A revolution is under way in the Court of Protection. It has been a while coming but is now gathering pace. The Mental Capacity Act 2005 gave birth to the court in its new form, adding ‘health and welfare’ powers to protect some of the most defenceless citizens, but its birth was still not complete. In particular, jurisdiction to challenge the fundamental issue of detention under the MCA was a belated add-on following HL v UK 45508/99  ECHR 471.
However, the road to practical implementation of these new powers is not easy. It has now reached a fresh peak in the Supreme Court’s decision of Cheshire West  UKSC 19, putting the critical definition of deprivation of liberty back on an effectively objective basis.

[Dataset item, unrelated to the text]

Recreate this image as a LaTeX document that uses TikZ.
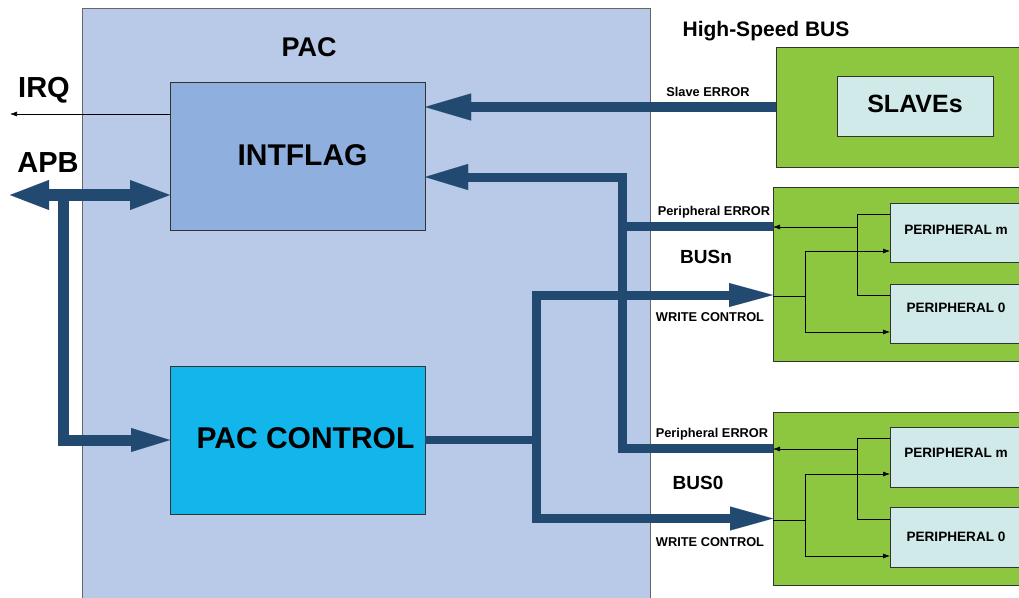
\documentclass[tikz,border=0pt]{standalone}
\usepackage{fontspec}
\setmainfont{Liberation Sans}
\usetikzlibrary{arrows.meta,calc}
\definecolor{pacbg}{HTML}{B9CAE8}
\definecolor{intf}{HTML}{8FB0DE}
\definecolor{pcc}{HTML}{12B6EB}
\definecolor{grn}{HTML}{8DC63F}
\definecolor{perf}{HTML}{D0E9E9}
\definecolor{busc}{HTML}{224A70}
\begin{document}
\begin{tikzpicture}[x=1pt,y=-1pt,
  box/.style={draw=black!80, line width=0.7pt, rectangle, inner sep=0pt, outer sep=0pt},
  pacbox/.style={box, draw=black!60, fill=pacbg},
  greenbox/.style={box, fill=grn},
  perbox/.style={box, fill=perf, font=\bfseries\fontsize{13.6}{16}\selectfont},
  lbl/.style={inner sep=0pt, font=\bfseries#1},
  bus/.style={draw=busc, line cap=butt, line join=miter},
  wire/.style={draw=black, line width=0.6pt},
  small/.style={-{Latex[length=7pt,width=5pt]}},
  smallboth/.style={{Latex[length=7pt,width=5pt]}-{Latex[length=7pt,width=5pt]}}
]
\useasboundingbox (0,0) rectangle (1019,597);
\clip (0,0) rectangle (1019,597);

% PAC region
\node[pacbox, minimum width=568pt, minimum height=604pt] (pac) at (366,310) {};
\node[lbl=\fontsize{27}{32}\selectfont] (paclbl) at (309,47) {PAC};

% blocks
\node[box, fill=intf, minimum width=255pt, minimum height=148pt,
  label={[lbl=\fontsize{30}{35}\selectfont, xshift=5pt, yshift=1pt]center:INTFLAG}] (intflag) at (297.5,156) {};
\node[box, fill=pcc, minimum width=255pt, minimum height=148pt,
  label={[lbl=\fontsize{30}{35}\selectfont, xshift=8pt, yshift=2pt]center:PAC CONTROL}] (paccontrol) at (297.5,440) {};

% right side boxes
\node[greenbox, minimum width=249pt, minimum height=120pt] (hs) at (900.5,107) {};
\node[box, fill=perf, minimum width=156pt, minimum height=60pt,
  font=\bfseries\fontsize{25}{30}\selectfont] (slaves) at (915,106) {\raisebox{5pt}{SLAVEs}};
\node[lbl=\fontsize{21}{25}\selectfont] (hslbl) at (766,31) {High-Speed BUS};

\node[greenbox, minimum width=252pt, minimum height=174pt] (gn) at (899,274) {};
\node[perbox, minimum width=132pt, minimum height=59pt] (pm1) at (956,232.5) {\raisebox{5pt}{PERIPHERAL m}};
\node[perbox, minimum width=132pt, minimum height=59pt] (p01) at (956,313.5) {\raisebox{11pt}{PERIPHERAL 0}};

\node[greenbox, minimum width=252pt, minimum height=173pt] (g0) at (899,498.5) {};
\node[perbox, minimum width=132pt, minimum height=60pt] (pm0) at (956,457) {\raisebox{8pt}{PERIPHERAL m}};
\node[perbox, minimum width=132pt, minimum height=60pt] (p00) at (956,537) {\raisebox{1pt}{PERIPHERAL 0}};

% labels
\node[lbl=\fontsize{29}{34}\selectfont] (irqlbl) at (44,90) {IRQ};
\node[lbl=\fontsize{29}{34}\selectfont] (apblbl) at (48,163) {APB};
\node[lbl=\fontsize{12.8}{15}\selectfont] (slerr) at (708,92) {Slave ERROR};
\node[lbl=\fontsize{12.8}{15}\selectfont] (pe1lbl) at (714,212) {Peripheral ERROR};
\node[lbl=\fontsize{12.8}{15}\selectfont] (pe0lbl) at (712,434) {Peripheral ERROR};
\node[lbl=\fontsize{19}{23}\selectfont] (busnlbl) at (706,257) {BUSn};
\node[lbl=\fontsize{19}{23}\selectfont] (bus0lbl) at (698,483) {BUS0};
\node[lbl=\fontsize{12.8}{15}\selectfont] (wc1lbl) at (710,317) {WRITE CONTROL};
\node[lbl=\fontsize{12.8}{15}\selectfont] (wc0lbl) at (710,542) {WRITE CONTROL};

% coordinates
\coordinate (irq) at (10,114);
\coordinate (apbL) at (10,195);
\coordinate (apbC) at (63.5,195);
\coordinate (fbtop) at (622.5,177);
\coordinate (fbbot) at (622.5,448);
\coordinate (pe1) at (622.5,226);
\coordinate (wcT) at (536.5,295);
\coordinate (wcB) at (536.5,518.5);

% IRQ
\draw[wire, small] (irq -| intflag.west) -- (irq);

% APB bus
\draw[bus, line width=12pt, {Triangle[width=30pt,length=39pt,line width=0.01pt]}-{Triangle[width=30pt,length=40pt,line width=0.01pt]}]
  (apbL) -- (apbL -| intflag.west);
\draw[bus, line width=11pt, -{Triangle[width=24pt,length=39pt,line width=0.01pt]}]
  (apbC) -- (apbC |- paccontrol.west) -- (paccontrol.west);

% Slave error
\draw[bus, line width=10pt, -{Triangle[width=27pt,length=46pt,line width=0.01pt]}]
  (hs.west) -- (hs.west -| intflag.east);

% Peripheral error feedback
\draw[bus, line width=9pt, -{Triangle[width=26pt,length=43pt,line width=0.01pt]}]
  (fbbot -| g0.west) -- (fbbot) -- (fbtop) -- (fbtop -| intflag.east);
\draw[bus, line width=9pt] (pe1 -| gn.west) -- (pe1);

% Write control
\draw[bus, line width=8pt] (paccontrol.east) -- (paccontrol.east -| wcT);
\draw[bus, line width=9pt, {Triangle[width=24pt,length=44pt,line width=0.01pt]}-{Triangle[width=24pt,length=43pt,line width=0.01pt]}]
  (wcT -| gn.west) -- (wcT) -- (wcB) -- (wcB -| g0.west);

% inner wiring BUSn
\draw[wire] ([yshift=-11pt]pm1.north west) -- ++(-33,0) |- ([yshift=-11pt]p01.north west);
\coordinate (e1) at (857,227);
\draw[wire, small] (e1) -- (e1 -| gn.west);
\coordinate (w1) at (805,296);
\draw[wire] (w1 -| gn.west) -- (w1);
\draw[wire, smallboth] ([yshift=11pt]pm1.south west) -| (w1) |- ([yshift=11pt]p01.south west);

% inner wiring BUS0
\draw[wire] ([yshift=-11pt]pm0.north west) -- ++(-33,0) |- ([yshift=-12pt]p00.north west);
\coordinate (e0) at (857,449);
\draw[wire, small] (e0) -- (e0 -| g0.west);
\coordinate (w0) at (805,520);
\draw[wire] (w0 -| g0.west) -- (w0);
\draw[wire, smallboth] ([yshift=13pt]pm0.south west) -| (w0) |- ([yshift=11pt]p00.south west);
\end{tikzpicture}
\end{document}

The publication of any new book in this area of law would be significant, but the Court of Protection Handbook is in a league of its own. Its aim is not only to provide a comprehensive guide to practice and legal developments but also to be a hands-on aid from the user’s view point. As president of the court Sir James Munby indicates in his foreword, this book can be a tool for those litigants in person who are unable to obtain legal aid. The tone of this approach is further set by an opening chapter from Mark Neary (pictured), the famous LiP who successfully fought for justice for his son Steven in the court, mostly without legal aid.
Throughout, practical steps are meticulously set out with an admirable avoidance of jargon, and when this is unavoidable explanations are usually offered. A substantial number of precedents are available, as are clear flow charts to detail the steps necessary in proceedings and straightforward guidance on how to prepare for cases. Even the thorny issue of making applications for those detained under the MCA is tackled, as are the possible steps in avoiding litigation in the court.
Authors: Alex Ruck Keene, Kate Edwards, Professor Anselm Eldergill and Sophy Miles
Publisher: Legal Action Group (£48)
As the experienced authors point out, the majority of the court’s work remains property and affairs applications, and such cases are also dealt with in a clear and simple manner. However, it is the growing number of health and welfare cases which necessarily occupies the majority of the book. Here legal aid is often perilously difficult to obtain, and families and friends frequently have to battle with public bodies armed with substantial resources and experienced legal professionals.
This book is a real practical aid in this struggle. This ‘on the ground’ approach is of course also of great assistance to hard-pressed legal aid practitioners – or indeed any practitioners who regularly deal with the court.
This could not have come at a better time. Estimates of those affected by the Supreme Court’s decision vary wildly but almost certainly at least tens of thousands are now brought into scope. Armed with this handbook, at least some of the court’s mystery will be stripped away for its new users and it is to be hoped real rights delivered to its most vulnerable subjects.
It can truly be said this book is a further step in the COP’s revolution – with the court’s door now just a little more open.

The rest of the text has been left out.